Here's the guess: $a=2, c=1$. Let's try that. This gives us
$\tag{2} 2t^2+7t+3=(2t+b)(t+d). $
Next, we guess the values of $b$ and $d$. But, it's an educated guess. Because the product $bd$ has to be 3 (the constant term on the left hand side of $(2)$ is 3), we guess
$\tag{3} b= 3, d= 1, \quad \text{or} \quad b=-3, d=-1 $ (note we made two guesses at the same time. We know since the product is positive 3, that $b$ and $d$ have the same signs. So we guess magnitudes and try all possible sign combinations).
Then we have
$\tag{4} 2t^2+7t+3=(\color{darkgreen}{2t}+\color{maroon}{\pm 3})(\color{maroon}{t}+\color{darkgreen}{\pm1}). $
Here comes the "check" part: The $t$ term on both sides of $(4)$, after expansion, has to be $7t$. This is obvious looking at the left hand side. How is the $t$ term on the right hand side obtained? Well from two parts: it's the sum of the product of the maroon quantities and the product of the green quantities. You need to decide if any choices of sign will give you $7t$. Here we have, taking the products and summing: $ \color{darkgreen}{2t}\cdot (\color{darkgreen}{+1})+(\color{maroon}{+3})\cdot \color{maroon}t=5t ,\qquad \color{darkgreen}{2t}\cdot (\color{darkgreen}{-1})+(\color{maroon}{-3})\cdot \color{maroon}t=-5t . $ None work...
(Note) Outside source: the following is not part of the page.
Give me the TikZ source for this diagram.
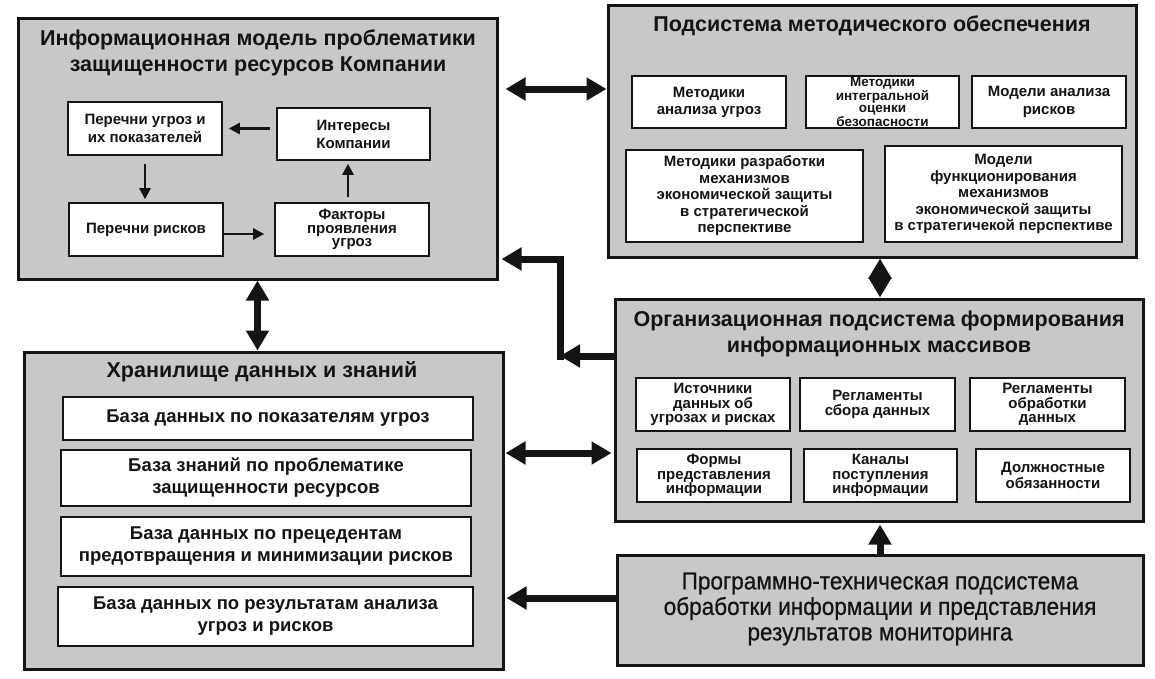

But that's not altogether bad, at least we know the guesses in (3) do not work.
Let's try a different guess:
$ 2t^2+7t+3=(\color{darkgreen}{2t}+\color{maroon}{\pm 1})(\color{maroon}{t}+\color{darkgreen}{\pm3}). $
Here, if we chose $ \color{maroon}{+1}$ and $\color{darkgreen}{+3}$:
$ 2t^2+7t+3=(\color{darkgreen}{2t}+\color{maroon}{ 1})(\color{maroon}{t}+\color{darkgreen}{ 3}) $ works (check)! And we are done.